=== DIRECTIONS FOR THIS TASK ===
Each line of the material must be repeated precisely, with the pictures left out.

=== RECORDED INFORMATION ===
------------------------

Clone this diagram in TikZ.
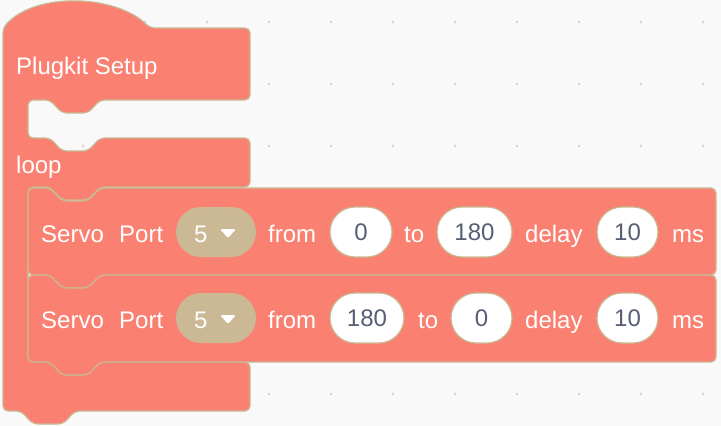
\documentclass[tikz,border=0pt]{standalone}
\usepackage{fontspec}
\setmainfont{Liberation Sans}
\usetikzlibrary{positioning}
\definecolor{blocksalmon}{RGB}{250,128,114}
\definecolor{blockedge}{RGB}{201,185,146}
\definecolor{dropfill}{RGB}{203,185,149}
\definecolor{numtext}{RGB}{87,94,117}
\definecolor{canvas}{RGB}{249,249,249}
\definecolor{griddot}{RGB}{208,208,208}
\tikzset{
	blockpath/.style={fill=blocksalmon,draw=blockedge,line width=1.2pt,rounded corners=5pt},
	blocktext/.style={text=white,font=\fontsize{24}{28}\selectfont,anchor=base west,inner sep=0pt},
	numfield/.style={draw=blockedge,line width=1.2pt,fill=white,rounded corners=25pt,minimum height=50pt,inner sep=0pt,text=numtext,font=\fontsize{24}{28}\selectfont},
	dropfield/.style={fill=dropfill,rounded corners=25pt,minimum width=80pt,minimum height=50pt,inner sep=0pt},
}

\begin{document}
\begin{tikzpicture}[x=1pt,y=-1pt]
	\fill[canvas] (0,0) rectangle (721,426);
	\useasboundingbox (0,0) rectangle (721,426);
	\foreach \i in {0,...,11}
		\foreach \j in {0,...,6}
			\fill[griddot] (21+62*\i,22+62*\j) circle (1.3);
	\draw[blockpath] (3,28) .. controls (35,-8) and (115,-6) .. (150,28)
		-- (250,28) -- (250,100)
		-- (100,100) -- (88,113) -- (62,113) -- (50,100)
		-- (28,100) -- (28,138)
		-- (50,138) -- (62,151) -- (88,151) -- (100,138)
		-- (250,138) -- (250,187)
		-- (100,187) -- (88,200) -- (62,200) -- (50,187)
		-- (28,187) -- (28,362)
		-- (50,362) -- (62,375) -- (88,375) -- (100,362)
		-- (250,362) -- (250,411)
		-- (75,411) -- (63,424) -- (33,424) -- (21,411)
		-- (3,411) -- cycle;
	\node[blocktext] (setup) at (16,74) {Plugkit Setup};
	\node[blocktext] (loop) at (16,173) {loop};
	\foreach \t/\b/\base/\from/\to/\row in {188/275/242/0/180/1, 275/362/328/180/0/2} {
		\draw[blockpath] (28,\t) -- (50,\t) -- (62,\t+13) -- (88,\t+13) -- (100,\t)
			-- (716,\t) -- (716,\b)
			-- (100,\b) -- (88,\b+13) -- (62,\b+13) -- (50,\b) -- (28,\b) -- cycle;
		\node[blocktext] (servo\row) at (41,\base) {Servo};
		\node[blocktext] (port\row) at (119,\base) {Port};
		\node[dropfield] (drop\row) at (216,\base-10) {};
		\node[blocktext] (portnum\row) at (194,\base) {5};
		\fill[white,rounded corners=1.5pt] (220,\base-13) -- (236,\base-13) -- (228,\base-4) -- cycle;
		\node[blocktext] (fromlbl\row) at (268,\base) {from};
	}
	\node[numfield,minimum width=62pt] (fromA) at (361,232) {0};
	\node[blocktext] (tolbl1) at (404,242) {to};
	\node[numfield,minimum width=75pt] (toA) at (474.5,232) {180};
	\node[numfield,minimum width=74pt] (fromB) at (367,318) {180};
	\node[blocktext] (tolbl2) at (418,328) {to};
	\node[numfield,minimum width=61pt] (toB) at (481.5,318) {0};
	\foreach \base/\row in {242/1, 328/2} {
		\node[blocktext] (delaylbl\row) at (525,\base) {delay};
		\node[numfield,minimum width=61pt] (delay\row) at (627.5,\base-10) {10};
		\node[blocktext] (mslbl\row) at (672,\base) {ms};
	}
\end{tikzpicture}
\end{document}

------------------------

=== THE REPLY ===
Clone this diagram in TikZ.
\documentclass[tikz,border=0pt]{standalone}
\usepackage{fontspec}
\setmainfont{Liberation Sans}
\usetikzlibrary{positioning}
\definecolor{blocksalmon}{RGB}{250,128,114}
\definecolor{blockedge}{RGB}{201,185,146}
\definecolor{dropfill}{RGB}{203,185,149}
\definecolor{numtext}{RGB}{87,94,117}
\definecolor{canvas}{RGB}{249,249,249}
\definecolor{griddot}{RGB}{208,208,208}
\tikzset{
	blockpath/.style={fill=blocksalmon,draw=blockedge,line width=1.2pt,rounded corners=5pt},
	blocktext/.style={text=white,font=\fontsize{24}{28}\selectfont,anchor=base west,inner sep=0pt},
	numfield/.style={draw=blockedge,line width=1.2pt,fill=white,rounded corners=25pt,minimum height=50pt,inner sep=0pt,text=numtext,font=\fontsize{24}{28}\selectfont},
	dropfield/.style={fill=dropfill,rounded corners=25pt,minimum width=80pt,minimum height=50pt,inner sep=0pt},
}

\begin{document}
\begin{tikzpicture}[x=1pt,y=-1pt]
	\fill[canvas] (0,0) rectangle (721,426);
	\useasboundingbox (0,0) rectangle (721,426);
	\foreach \i in {0,...,11}
		\foreach \j in {0,...,6}
			\fill[griddot] (21+62*\i,22+62*\j) circle (1.3);
	\draw[blockpath] (3,28) .. controls (35,-8) and (115,-6) .. (150,28)
		-- (250,28) -- (250,100)
		-- (100,100) -- (88,113) -- (62,113) -- (50,100)
		-- (28,100) -- (28,138)
		-- (50,138) -- (62,151) -- (88,151) -- (100,138)
		-- (250,138) -- (250,187)
		-- (100,187) -- (88,200) -- (62,200) -- (50,187)
		-- (28,187) -- (28,362)
		-- (50,362) -- (62,375) -- (88,375) -- (100,362)
		-- (250,362) -- (250,411)
		-- (75,411) -- (63,424) -- (33,424) -- (21,411)
		-- (3,411) -- cycle;
	\node[blocktext] (setup) at (16,74) {Plugkit Setup};
	\node[blocktext] (loop) at (16,173) {loop};
	\foreach \t/\b/\base/\from/\to/\row in {188/275/242/0/180/1, 275/362/328/180/0/2} {
		\draw[blockpath] (28,\t) -- (50,\t) -- (62,\t+13) -- (88,\t+13) -- (100,\t)
			-- (716,\t) -- (716,\b)
			-- (100,\b) -- (88,\b+13) -- (62,\b+13) -- (50,\b) -- (28,\b) -- cycle;
		\node[blocktext] (servo\row) at (41,\base) {Servo};
		\node[blocktext] (port\row) at (119,\base) {Port};
		\node[dropfield] (drop\row) at (216,\base-10) {};
		\node[blocktext] (portnum\row) at (194,\base) {5};
		\fill[white,rounded corners=1.5pt] (220,\base-13) -- (236,\base-13) -- (228,\base-4) -- cycle;
		\node[blocktext] (fromlbl\row) at (268,\base) {from};
	}
	\node[numfield,minimum width=62pt] (fromA) at (361,232) {0};
	\node[blocktext] (tolbl1) at (404,242) {to};
	\node[numfield,minimum width=75pt] (toA) at (474.5,232) {180};
	\node[numfield,minimum width=74pt] (fromB) at (367,318) {180};
	\node[blocktext] (tolbl2) at (418,328) {to};
	\node[numfield,minimum width=61pt] (toB) at (481.5,318) {0};
	\foreach \base/\row in {242/1, 328/2} {
		\node[blocktext] (delaylbl\row) at (525,\base) {delay};
		\node[numfield,minimum width=61pt] (delay\row) at (627.5,\base-10) {10};
		\node[blocktext] (mslbl\row) at (672,\base) {ms};
	}
\end{tikzpicture}
\end{document}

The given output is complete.